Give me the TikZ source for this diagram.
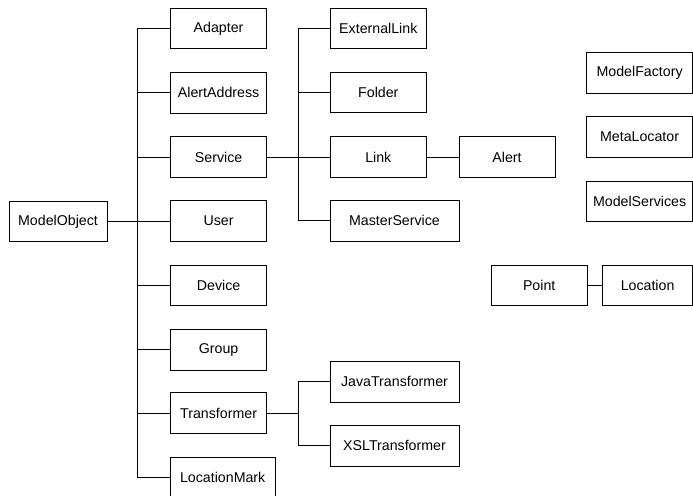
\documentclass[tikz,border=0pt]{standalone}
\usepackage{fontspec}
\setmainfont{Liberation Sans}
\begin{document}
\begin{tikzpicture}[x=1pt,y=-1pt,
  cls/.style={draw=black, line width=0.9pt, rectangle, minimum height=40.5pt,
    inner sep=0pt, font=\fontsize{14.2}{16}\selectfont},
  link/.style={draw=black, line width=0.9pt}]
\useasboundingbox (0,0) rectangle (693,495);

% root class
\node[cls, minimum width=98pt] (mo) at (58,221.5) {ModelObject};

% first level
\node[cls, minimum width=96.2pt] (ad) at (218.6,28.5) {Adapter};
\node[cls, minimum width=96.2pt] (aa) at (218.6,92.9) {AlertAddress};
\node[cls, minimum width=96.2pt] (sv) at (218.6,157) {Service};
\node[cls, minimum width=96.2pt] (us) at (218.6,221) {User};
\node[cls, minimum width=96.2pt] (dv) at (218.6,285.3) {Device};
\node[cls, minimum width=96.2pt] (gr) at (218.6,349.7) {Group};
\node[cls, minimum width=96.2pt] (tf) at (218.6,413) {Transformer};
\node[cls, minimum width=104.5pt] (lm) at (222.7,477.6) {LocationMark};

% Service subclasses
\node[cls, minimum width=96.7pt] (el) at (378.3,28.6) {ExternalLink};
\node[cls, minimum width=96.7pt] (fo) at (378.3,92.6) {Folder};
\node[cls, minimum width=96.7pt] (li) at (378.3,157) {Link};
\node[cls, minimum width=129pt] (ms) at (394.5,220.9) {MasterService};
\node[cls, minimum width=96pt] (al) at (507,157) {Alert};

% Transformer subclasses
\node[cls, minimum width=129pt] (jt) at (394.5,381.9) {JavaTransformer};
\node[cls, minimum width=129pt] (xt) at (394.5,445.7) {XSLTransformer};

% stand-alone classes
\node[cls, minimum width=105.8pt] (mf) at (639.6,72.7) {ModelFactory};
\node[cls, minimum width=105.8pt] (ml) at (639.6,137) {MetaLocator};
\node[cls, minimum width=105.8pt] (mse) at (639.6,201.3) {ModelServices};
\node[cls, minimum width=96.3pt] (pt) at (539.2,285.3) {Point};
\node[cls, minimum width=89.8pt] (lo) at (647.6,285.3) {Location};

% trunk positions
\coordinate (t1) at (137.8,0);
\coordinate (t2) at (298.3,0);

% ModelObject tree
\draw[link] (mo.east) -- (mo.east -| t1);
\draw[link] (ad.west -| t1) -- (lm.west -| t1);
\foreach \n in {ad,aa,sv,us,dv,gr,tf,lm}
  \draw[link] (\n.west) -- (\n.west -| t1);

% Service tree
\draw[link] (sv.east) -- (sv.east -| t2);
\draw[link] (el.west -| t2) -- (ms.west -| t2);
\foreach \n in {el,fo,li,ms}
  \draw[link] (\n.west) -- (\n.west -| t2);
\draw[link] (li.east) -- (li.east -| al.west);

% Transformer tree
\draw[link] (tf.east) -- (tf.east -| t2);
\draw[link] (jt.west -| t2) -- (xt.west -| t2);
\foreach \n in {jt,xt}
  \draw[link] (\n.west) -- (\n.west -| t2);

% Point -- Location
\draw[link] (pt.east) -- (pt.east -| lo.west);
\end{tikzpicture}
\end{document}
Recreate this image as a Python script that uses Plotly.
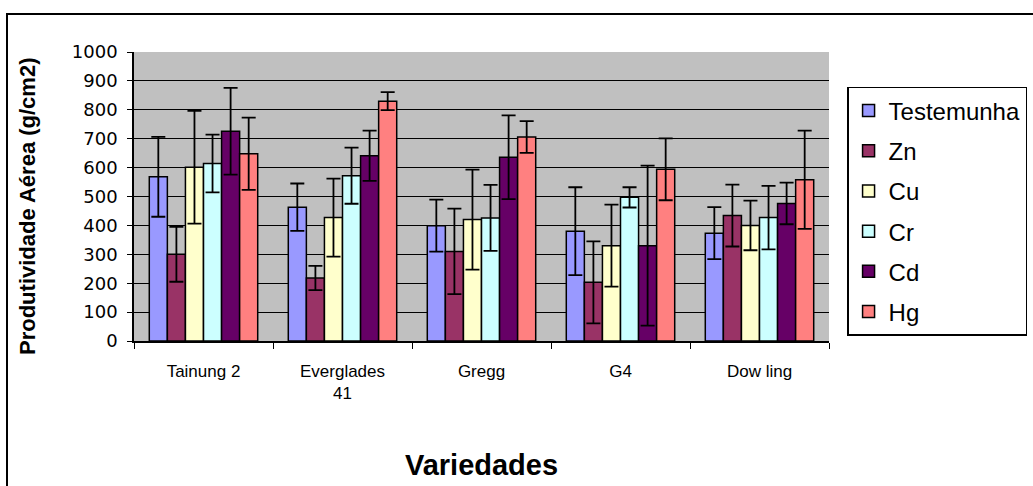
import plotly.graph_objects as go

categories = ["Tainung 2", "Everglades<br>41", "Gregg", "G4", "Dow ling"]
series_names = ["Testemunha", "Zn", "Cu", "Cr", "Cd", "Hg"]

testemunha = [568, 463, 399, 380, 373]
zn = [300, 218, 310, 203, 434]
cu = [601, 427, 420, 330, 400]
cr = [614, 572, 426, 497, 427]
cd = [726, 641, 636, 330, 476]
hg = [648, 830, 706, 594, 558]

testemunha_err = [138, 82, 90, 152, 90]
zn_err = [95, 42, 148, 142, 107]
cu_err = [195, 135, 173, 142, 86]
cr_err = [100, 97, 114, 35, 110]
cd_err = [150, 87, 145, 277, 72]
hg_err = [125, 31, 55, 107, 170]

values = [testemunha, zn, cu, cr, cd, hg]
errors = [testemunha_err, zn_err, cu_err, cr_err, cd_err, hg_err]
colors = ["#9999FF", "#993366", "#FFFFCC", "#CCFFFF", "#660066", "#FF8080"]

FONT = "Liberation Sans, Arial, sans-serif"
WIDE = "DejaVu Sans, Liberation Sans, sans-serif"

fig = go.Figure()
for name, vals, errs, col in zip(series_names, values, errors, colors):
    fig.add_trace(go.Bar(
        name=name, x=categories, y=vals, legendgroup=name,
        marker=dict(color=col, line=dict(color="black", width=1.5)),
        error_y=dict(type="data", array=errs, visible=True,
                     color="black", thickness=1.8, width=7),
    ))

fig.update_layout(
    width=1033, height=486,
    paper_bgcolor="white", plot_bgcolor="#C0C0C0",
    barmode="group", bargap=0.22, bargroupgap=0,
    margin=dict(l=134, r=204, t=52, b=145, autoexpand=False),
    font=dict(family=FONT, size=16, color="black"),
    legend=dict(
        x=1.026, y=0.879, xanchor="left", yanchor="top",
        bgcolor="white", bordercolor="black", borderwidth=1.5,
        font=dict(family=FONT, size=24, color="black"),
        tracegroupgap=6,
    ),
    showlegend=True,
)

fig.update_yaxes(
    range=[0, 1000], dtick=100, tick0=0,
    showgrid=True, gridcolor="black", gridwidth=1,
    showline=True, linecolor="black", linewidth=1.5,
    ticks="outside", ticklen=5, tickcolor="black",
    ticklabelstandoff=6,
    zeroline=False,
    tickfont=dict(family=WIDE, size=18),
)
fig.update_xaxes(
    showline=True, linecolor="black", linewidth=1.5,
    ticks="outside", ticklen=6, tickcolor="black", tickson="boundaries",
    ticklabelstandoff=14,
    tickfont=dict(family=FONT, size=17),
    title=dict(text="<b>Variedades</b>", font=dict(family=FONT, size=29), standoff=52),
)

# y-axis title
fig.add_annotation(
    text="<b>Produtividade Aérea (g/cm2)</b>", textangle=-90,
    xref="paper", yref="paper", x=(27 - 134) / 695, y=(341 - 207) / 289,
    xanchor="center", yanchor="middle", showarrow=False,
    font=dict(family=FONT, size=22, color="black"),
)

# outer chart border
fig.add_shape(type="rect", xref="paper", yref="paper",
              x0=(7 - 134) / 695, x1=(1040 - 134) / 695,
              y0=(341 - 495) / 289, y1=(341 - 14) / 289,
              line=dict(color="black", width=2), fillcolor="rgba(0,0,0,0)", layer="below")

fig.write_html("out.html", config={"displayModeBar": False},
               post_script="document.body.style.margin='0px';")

- Short task
Please take the lines from the beginning of the data above through the line holding "minimum width=104.5pt] (lm)" and transcribe them exactly, without any pictures.

- Exercise solution
Give me the TikZ source for this diagram.
\documentclass[tikz,border=0pt]{standalone}
\usepackage{fontspec}
\setmainfont{Liberation Sans}
\begin{document}
\begin{tikzpicture}[x=1pt,y=-1pt,
  cls/.style={draw=black, line width=0.9pt, rectangle, minimum height=40.5pt,
    inner sep=0pt, font=\fontsize{14.2}{16}\selectfont},
  link/.style={draw=black, line width=0.9pt}]
\useasboundingbox (0,0) rectangle (693,495);

% root class
\node[cls, minimum width=98pt] (mo) at (58,221.5) {ModelObject};

% first level
\node[cls, minimum width=96.2pt] (ad) at (218.6,28.5) {Adapter};
\node[cls, minimum width=96.2pt] (aa) at (218.6,92.9) {AlertAddress};
\node[cls, minimum width=96.2pt] (sv) at (218.6,157) {Service};
\node[cls, minimum width=96.2pt] (us) at (218.6,221) {User};
\node[cls, minimum width=96.2pt] (dv) at (218.6,285.3) {Device};
\node[cls, minimum width=96.2pt] (gr) at (218.6,349.7) {Group};
\node[cls, minimum width=96.2pt] (tf) at (218.6,413) {Transformer};
\node[cls, minimum width=104.5pt] (lm) at (222.7,477.6) {LocationMark};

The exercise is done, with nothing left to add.